In Afghanistan existiert keine finanzielle oder sonstige Unterstützung bei Arbeitslosigkeit (CSO 2018; vgl. IOM 23.9.2020). Lediglich beratende Unterstützung wird vom Ministerium für Arbeit und Soziale Belange (MoLSAMD) und der NGO ACBAR angeboten; dabei soll der persönliche Lebenslauf zur Beratung mitgebracht werden. Auch Rückkehrende haben dazu Zugang - als Voraussetzung gilt hierfür die afghanische Staatsbürgerschaft. Für das Anmeldeverfahren sind das Ministerium für Arbeit und Soziale Belange und die NGO ACBAR zuständig; Rückkehrende sollten auch hier ihren Lebenslauf an eine der Organisationen weiterleiten, woraufhin sie informiert werden, inwiefern Arbeitsmöglichkeiten zum Bewerbungszeitpunkt zur Verfügung stehen. Unter Leitung des Bildungsministeriums bieten staatliche Schulen und private Berufsschulen Ausbildungen an (STDOK 4.2018).

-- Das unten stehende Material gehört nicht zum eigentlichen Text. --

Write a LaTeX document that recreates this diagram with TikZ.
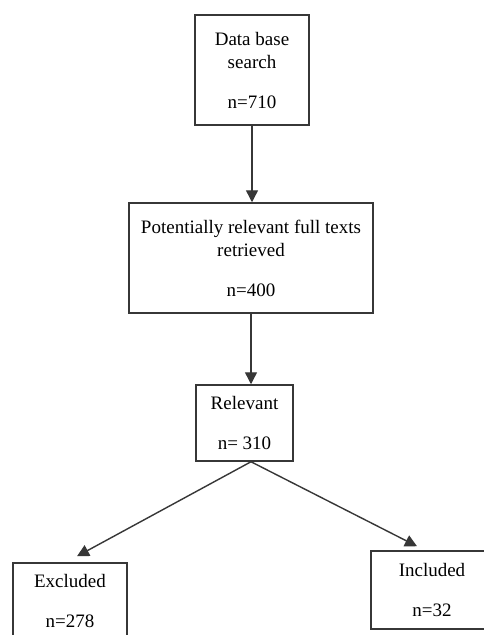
\documentclass[tikz,border=0pt]{standalone}
\usepackage{fontspec}
\setmainfont{Liberation Serif}
\usepackage{tikz}
\usetikzlibrary{arrows.meta,calc}
\definecolor{flowLine}{RGB}{55,55,55}

\tikzset{
  flowbox/.style={draw=flowLine,line width=1.5pt,fill=white,inner sep=0pt,
                  align=center,font=\fontsize{19}{23}\selectfont},
  flowarrow/.style={draw=flowLine,line width=1.4pt,
                    -{Triangle[length=12pt,width=12pt]}}
}

\begin{document}
\begin{tikzpicture}[x=1pt,y=-1pt]

    \clip (0,0) rectangle (484,635);
    \fill[white] (0,0) rectangle (484,635);

    % ── top of the flow ───────────────────────────────────
    \node[flowbox,minimum width=114pt,minimum height=110pt] (search)
      at (252,70) {Data base\\search\\[17pt]n=710};
    \node[flowbox,minimum width=244pt,minimum height=110pt] (retrieved)
      at (251,258) {Potentially relevant full texts\\retrieved\\[17pt]n=400};
    \node[flowbox,minimum width=97pt,minimum height=76pt] (relevant)
      at (244.5,423) {Relevant\\[17pt]n= 310};

    % ── the two outcomes ──────────────────────────────────
    \node[flowbox,minimum width=114pt,minimum height=76pt] (excluded)
      at (70,601) {Excluded\\[17pt]n=278};
    \node[flowbox,minimum width=122pt,minimum height=78pt] (included)
      at (432,590) {Included\\[17pt]n=32};

    % connectors
    \draw[flowarrow] (search.south) -- (search.south |- retrieved.north);
    \draw[flowarrow] (retrieved.south) -- (retrieved.south |- relevant.north);
    \coordinate (split) at (retrieved.south |- relevant.south);
    \draw[flowarrow] (split) -- ($(excluded.north)+(7,-6)$);
    \draw[flowarrow] (split) -- ($(included.north)+(-15,-4)$);

\end{tikzpicture}
\end{document}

Neben einer mangelnden Arbeitsplatzqualität ist auch die große Anzahl an Personen im wirtschaftlich abhängigen Alter (insbes. Kinder) ein wesentlicher Armutsfaktor (CSO 2018; vgl. Haider/Kumar 2018): Die Notwendigkeit, das Einkommen von Erwerbstätigen mit einer großen Anzahl von Haushaltsmitgliedern zu teilen, führt oft dazu, dass die Armutsgrenze unterschritten wird, selbst wenn Arbeitsplätze eine angemessene Bezahlung bieten würden. Ebenso korreliert ein Mangel an Bildung mit Armut, wobei ein niedriges Bildungsniveau und Analphabetismus immer noch weit verbreitet sind (CSO 2018).
Während Frauen am afghanischen Arbeitsmarkt eine nur untergeordnete Rolle spielen, so stellen jedoch im Agrasektor 33% und im Textilbereich 65% der Arbeitskräfte (STDOK 10.2020; vgl. CSO 2018)
2.5.4. Medizinische Versorgung
Das afghanische Gesundheitsministerium gab an, dass 60 % der Menschen im April 2018 Zugang zu Gesundheitsdiensten hatten, wobei der Zugang als eine Stunde Fußweg zur nächsten Klinik definiert wurde. Trotz der Tatsache, dass die Gesundheitsversorgung laut afghanischer Verfassung kostenlos sein sollte, müssen die Menschen in vielen öffentlichen Einrichtungen für Medikamente, Arzthonorare, Labortests und stationäre Versorgung bezahlen. Hohe Behandlungskosten sind der Hauptgrund, weswegen die Behandlung vermieden wird (EASO, Kapitel Common Analysis: Afghanistan, V).
90% der medizinischen Versorgung in Afghanistan werden nicht direkt vom Staat zur Verfügung gestellt, sondern von nationalen und internationalen NGOs, die über ein Vertragssystem beauftragt werden. Über dieses Vertragssystem wird sowohl primäre, als auch sekundäre und tertiäre medizinische Versorgung zur Verfügung gestellt. Allerdings mangelt es an Investitionen in medizinische Infrastruktur. Der Bauzustand vieler Kliniken ist schlecht. Während in den Städten ein ausreichendes Netz von Krankenhäusern und Kliniken besteht, ist es in den ländlichen Gebieten für viele Afghanen schwierig, eine Klinik oder ein Krankenhaus zu erreichen (LIB, Kapitel 22).
Psychische Krankheiten wie posttraumatische Belastungsstörung, Depression und Angstzustände – die oft durch den Krieg hervorgerufen wurden – sind in Afghanistan weit verbreitet, es gibt aber nur geringe Kapazitäten zur Behandlung dieser Erkrankungen. Spezifische Medikamente sind grundsätzlich verfügbar (LIB, Kapitel 22.1).